Jerry Garcia : Then we went through the mixing thing, which really became a performance, so Anthem of the Sun is really the performance of an eight-track tape. Phil and I performed it and it would be like four hands, and sometimes Healy would have a hand in. We'd be there hovering around the boards in these various places at Criteria Studio, Miami, and in New York. We selected, from various performances we did, the performance which seemed the most spaced, and we did that all the way through. So there's a spaced record if there is one .

Tom Constanten : The final part was an overlay of several live performances, when it gets that incredible depth; it's a remarkable effect. So they wanted to take that up and swirl it into an explosion, and out of the ashes of that would stealthily enter the warm misty waves of new Potato Caboose.

Jerry Garcia : We were thinking more in terms of a whole record, and we were also interested in doing something that was far out. For our own amusement - that thing of being able to do a record and really go away with it - reallv lose yourself.
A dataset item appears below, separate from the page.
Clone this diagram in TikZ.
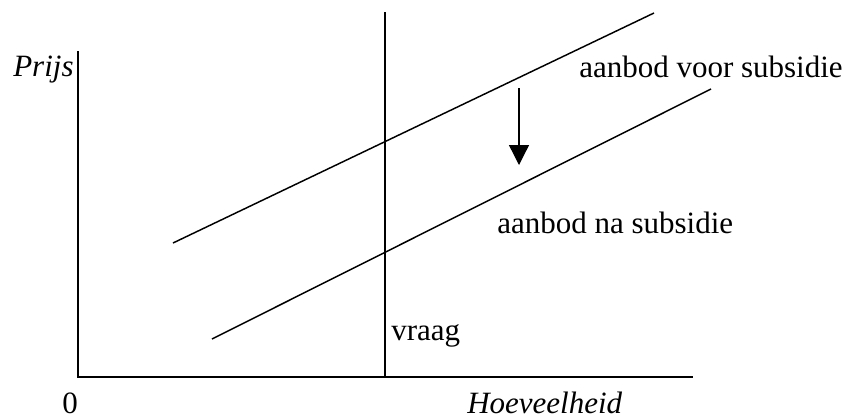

Bob Weir : The names of the songs on the first part of side one were all just made up for publishing purposes. TC made up most of those names ... at points where we could say it had clearly changed. Otherwise we would only have gotten publishing money for one song.

Dan Healy : We were hopelessly overdue to the record company, because they had frameworks they like to see projects get done in.

Jerry Garcia : They were foolish enough to let us execute a contract in which we had no limit as to studio time. Before that, they were used to dealing with conventional acts where nobody ever spent more than two weeks making a record.